La caméra de Claire Denis n’est pas au rendez-vous de l’image, elle semble constamment hésiter, trébucher, s’écraser sur la chose à dire ou à montrer : trop proche, quasiment tactile, prise dans une précipitation de lapsus ou de confusions sensibles elle échoue à faire le vide, le cadre, le panoramique, ou la lumière quand le clair-obscur noie l’écran. Nous ne découvrons le décor, la grande ville (Paris, le quartier Saint-Lazare) que par bribes, dans un kaléidoscope de vues partielles, de fragments chaotiques. Et cette impuissance à la synthèse, au surplomb dit bien, il me semble, l’état d’esprit ou d’âme des deux protagonistes enlisés dans le détail, aux prises avec un mot, ou un geste aperçu qui attisent la jalousie ; ils ne vivent pas dans un calme présent, « le passé revient » et c’est un chavirement, une inéluctable glissade, comment lutter contre un passé qui ne passe pas, une passion qui vous rend passive, pantelante entre les bras ou les appels textos du manipulateur ? (Le téléphone portable, jusqu’à la scène finale de sa noyade libératrice, joue clairement dans ce film son rôle de vecteur d’influence ou d’emprise.)
De ce monde de fantômes, de fantasmes, l’objectif de la caméra échoue à s’emparer objectivement. Notre vision tâtonne, trop proche ou collée au réel insistant d’un drap, d’une porte d’ascenseur, elle s’embrouille, s’obnubile. Ou participe du mouvement général de la rue ou des trains, qui brouillent les distances et emportent tout. (J’ai rarement vu au cinéma, écriture du mouvement, le trafic filmé ou rendu avec cette évidence.) Les scènes de lit sont également remarquables, par la confusion claire-obscure des draps et des chairs, des souffles et des caresses, tout ce balbutiement ou cet égarement d’aimer que la caméra échoue à rendre – ou plutôt que son impuissance même à montrer traduit magistralement.

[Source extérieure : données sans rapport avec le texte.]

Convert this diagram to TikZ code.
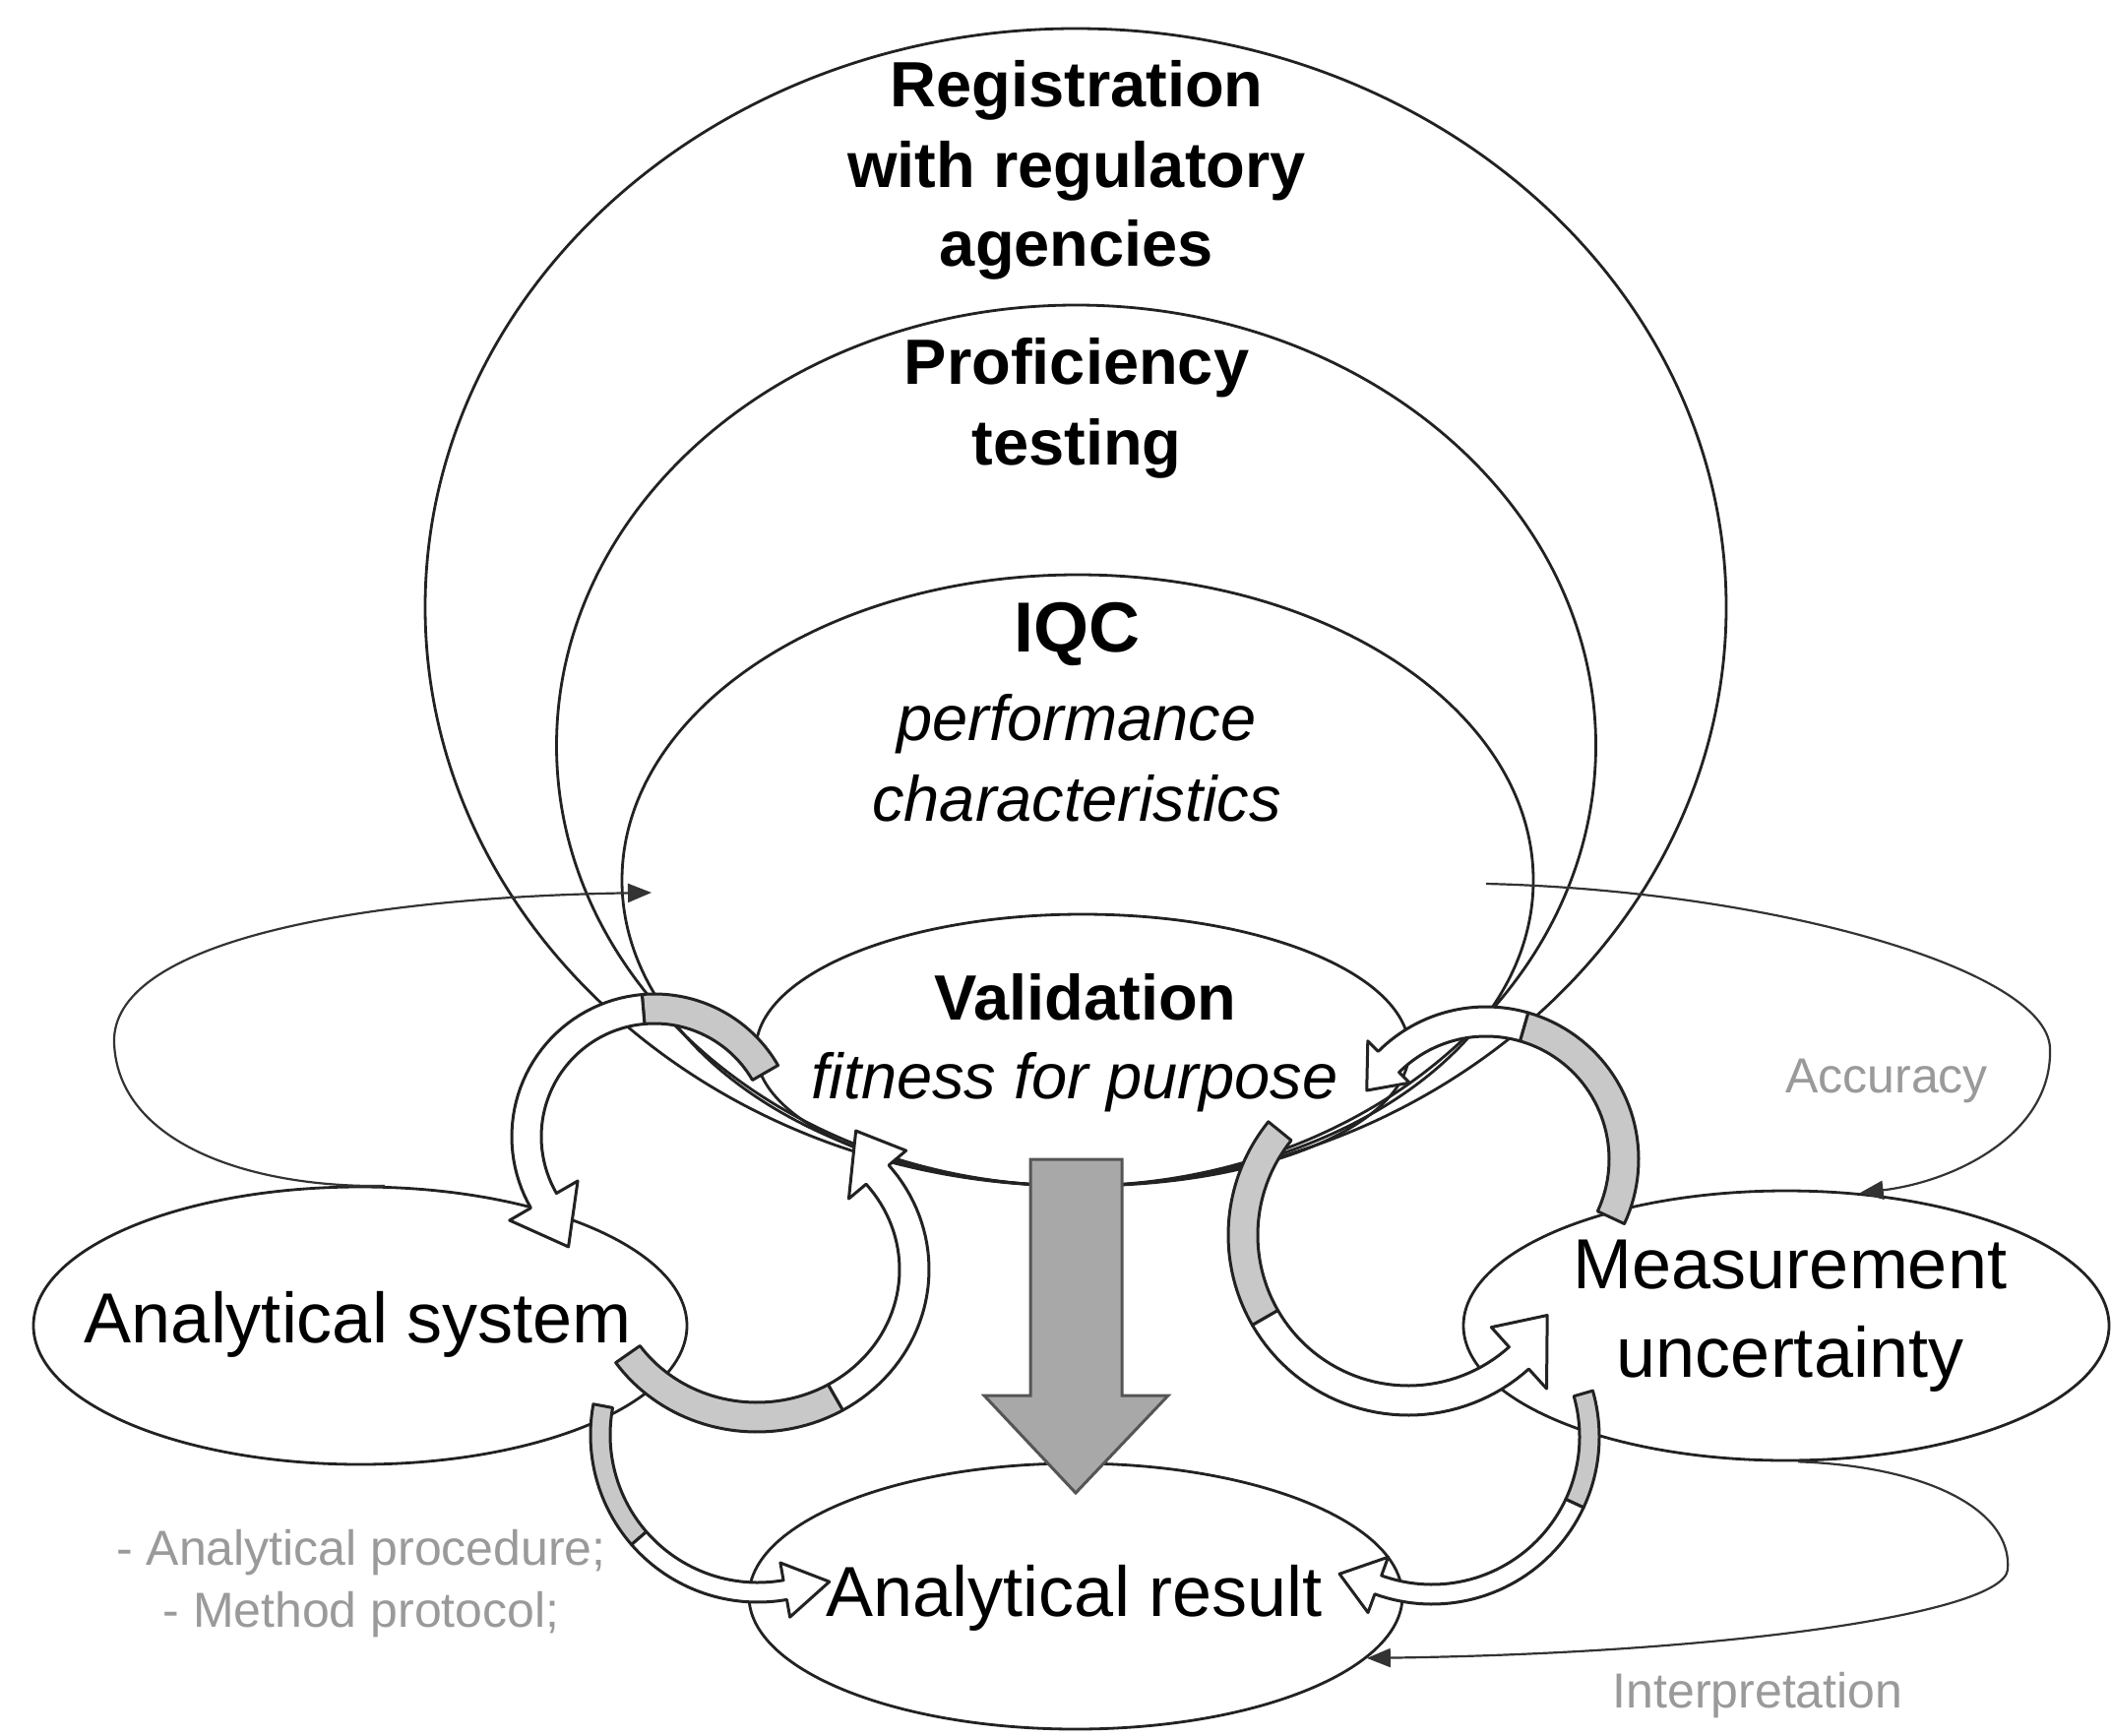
\documentclass[tikz,border=0pt]{standalone}
\usepackage{fontspec}
\setmainfont{Liberation Sans}
\usetikzlibrary{shapes.geometric,arrows.meta}

\definecolor{ink}{HTML}{222222}
\definecolor{loopink}{HTML}{333333}
\definecolor{ribgray}{HTML}{C8C8C8}
\definecolor{bigarrow}{HTML}{A8A8A8}
\definecolor{bigarrowline}{HTML}{555555}
\definecolor{notegray}{HTML}{9A9A9A}

\tikzset{
  oval/.style={ellipse, draw=ink, line width=2.8pt, inner sep=0pt},
  loopline/.style={draw=loopink, line width=2.2pt, -{Triangle[length=24pt,width=19pt]}},
  ribback/.style={fill=ribgray, draw=ink, line width=3pt, line join=round},
  ribfront/.style={fill=white, draw=ink, line width=3pt, line join=round},
  boldtxt/.style={font=\fontsize{65}{82}\selectfont\bfseries, anchor=base, inner sep=0pt},
  bigbold/.style={font=\fontsize{72}{86}\selectfont\bfseries, anchor=base, inner sep=0pt},
  itxt/.style={font=\fontsize{65}{82}\selectfont\itshape, anchor=base, inner sep=0pt},
  bigtxt/.style={font=\fontsize{72}{86}\selectfont, anchor=base, inner sep=0pt},
  notetxt/.style={font=\fontsize{50}{62}\selectfont, text=notegray, anchor=base, inner sep=0pt},
}

% Curved ribbon arrow along an elliptical arc.
% #1,#2 centre; #3,#4 radii of the centre line; #5 tail angle; #6 end of the
% shaded back part; #7 angle of the head base; #8 angle of the tip; #9 head half width.
% \rh = half band width, \rtip = radial offset of the tip.
\newcommand\ribbon[9]{%
  \filldraw[ribback]
    plot[domain=0:1,samples=40,variable=\rr]
      ({#1+(#3+\rh)*cos((#5)+((#6)-(#5))*\rr)},{#2+(#4+\rh)*sin((#5)+((#6)-(#5))*\rr)})
    -- plot[domain=0:1,samples=40,variable=\rr]
      ({#1+(#3-\rh)*cos((#6)+((#5)-(#6))*\rr)},{#2+(#4-\rh)*sin((#6)+((#5)-(#6))*\rr)})
    -- cycle;
  \filldraw[ribfront]
    plot[domain=0:1,samples=40,variable=\rr]
      ({#1+(#3+\rh)*cos((#6)+((#7)-(#6))*\rr)},{#2+(#4+\rh)*sin((#6)+((#7)-(#6))*\rr)})
    -- ({#1+(#3+#9)*cos(#7)},{#2+(#4+#9)*sin(#7)})
    -- ({#1+(#3+\rtip)*cos(#8)},{#2+(#4+\rtip)*sin(#8)})
    -- ({#1+(#3-#9)*cos(#7)},{#2+(#4-#9)*sin(#7)})
    -- plot[domain=0:1,samples=40,variable=\rr]
      ({#1+(#3-\rh)*cos((#7)+((#6)-(#7))*\rr)},{#2+(#4-\rh)*sin((#7)+((#6)-(#7))*\rr)})
    -- cycle;
}

\begin{document}
\begin{tikzpicture}[x=1pt,y=-1pt]
\useasboundingbox[fill=white] (0,0) rectangle (2145,1764);

% nested quality layers
\node[oval, minimum width=1322pt, minimum height=1176pt] (reg)  at (1093,617) {};
\node[oval, minimum width=1056pt, minimum height=895pt]  (prof) at (1093.5,757.5) {};
\node[oval, minimum width=926pt,  minimum height=621pt]  (iqc)  at (1095,894.5) {};
\node[oval, minimum width=664pt,  minimum height=276pt]  (val)  at (1100,1067) {};

% process ellipses
\node[oval, minimum width=664pt, minimum height=282pt] (asys) at (366,1347) {};
\node[oval, minimum width=656pt, minimum height=274pt] (meas) at (1815,1347) {};
\node[oval, minimum width=664pt, minimum height=270pt] (ares) at (1093,1622) {};

% feedback loops
\coordinate (ltip) at (662,907);
\coordinate (rstart) at (1510,898);
\draw[loopline] (asys.80) .. controls (250,1207) and (120,1160) .. (116,1060)
  .. controls (112,960) and (350,912) .. (ltip);
\draw[loopline] (rstart) .. controls (1800,905) and (2080,985) .. (2083,1065)
  .. controls (2086,1150) and (1990,1200) .. (meas.61);
\draw[loopline] (meas.-85) .. controls (1960,1490) and (2045,1535) .. (2040,1595)
  .. controls (2035,1640) and (1750,1680) .. (ares.-12);

% curved ribbon arrows
\def\rh{15}\def\rtip{12}
\ribbon{665}{1155}{130}{130}{-30}{-95}{-210}{-232}{40}
\def\rh{15}\def\rtip{20}
\ribbon{769}{1290}{160}{150}{145}{60}{-40}{-56}{38}
\def\rh{15}\def\rtip{-5}
\ribbon{1431}{1255}{168}{168}{219}{150}{48}{30}{42}
\def\rh{15}\def\rtip{0}
\ribbon{1510}{1178}{140}{140}{25}{-74}{-135}{-150}{30}
\def\rh{10}\def\rtip{6}
\ribbon{770}{1458}{160}{160}{190.6}{139}{80}{64}{28}
\def\rh{10}\def\rtip{8}
\ribbon{1455}{1460}{160}{160}{-16}{25}{110}{124}{30}

% main downward arrow
\filldraw[fill=bigarrow, draw=bigarrowline, line width=3pt, line join=miter]
  (1047,1178) -- (1140,1178) -- (1140,1418) -- (1187,1418) -- (1093,1517)
  -- (1000,1418) -- (1047,1418) -- cycle;

% labels
\node[boldtxt] (treg1) at (1094,108) {Registration};
\node[boldtxt] (treg2) at (1094,190) {with regulatory};
\node[boldtxt] (treg3) at (1094,270) {agencies};
\node[boldtxt] (tprof1) at (1094,390) {Proficiency};
\node[boldtxt] (tprof2) at (1094,472) {testing};
\node[bigbold] (tiqc1) at (1094,662) {IQC};
\node[itxt] (tiqc2) at (1094,752) {performance};
\node[itxt] (tiqc3) at (1094,834) {characteristics};
\node[boldtxt] (tval1) at (1103,1036) {Validation};
\node[itxt] (tval2) at (1092,1116) {fitness for purpose};
\node[bigtxt] (tasys) at (364,1364) {Analytical system};
\node[bigtxt] (tmeas1) at (1819,1309) {Measurement};
\node[bigtxt] (tmeas2) at (1819,1399) {uncertainty};
\node[bigtxt] (tares) at (1092,1642) {Analytical result};
\node[notetxt] (tacc) at (1917,1110) {Accuracy};
\node[notetxt] (tproc1) at (367,1590) {- Analytical procedure;};
\node[notetxt] (tproc2) at (367,1653) {- Method protocol;};
\node[notetxt] (tint) at (1786,1735) {Interpretation};
\end{tikzpicture}
\end{document}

« Croyez-vous aux fantômes ? » Cette phrase mise dans la bouche d’un des protagonistes m’a fait sursauter car elle sort tout droit d’un autre film, Ghost Dance tourné par Ken Mac Mullen avec Pascale Ogier et Jacques Derrida en 1983, et glosée longuement par le philosophe dans Echographies, après la mort de son interlocutrice ; or celle-ci était la propre fille de Bulle Ogier, qui joue ici la grand-mère. Il ne faut pas trop en dire, les mots comme les pixels sur l’écran scintillent, plus qu’ils n’éclairent ; qui est exactement François, cet inquiétant et sans doute pervers tireur de ficelles ? Quelle sorte de travail a-t-il proposé à Jean, aux airs de pitoyable chien battu, et que font-ils ensemble à parler de Sarah, à s’échanger ou à se montrer-cacher les épisodes d’une relation dont nous savons si peu ? Que vient faire le livre de notre ami Aurélien Barrau sur le pupitre de Sarah, présentatrice de radio ? Comment Jean retrouve-t-il son fils Marcus, auquel il a adressé de si fortes paroles et qu’il semble, lors du générique de fin, entraîner sur un terrain de rugby ?
« Avec acharnement » : le titre, maladroit peut-être, de ce film commencé dans une éclatante lumière mais très vite crépusculaire, dénude une composante essentielle de toute expérience esthétique, que la passion amoureuse porte à son comble : face aux œuvres de l’art comme devant les écrans, ou sous le regard de l’autre, on est tenu d’apporter son corps.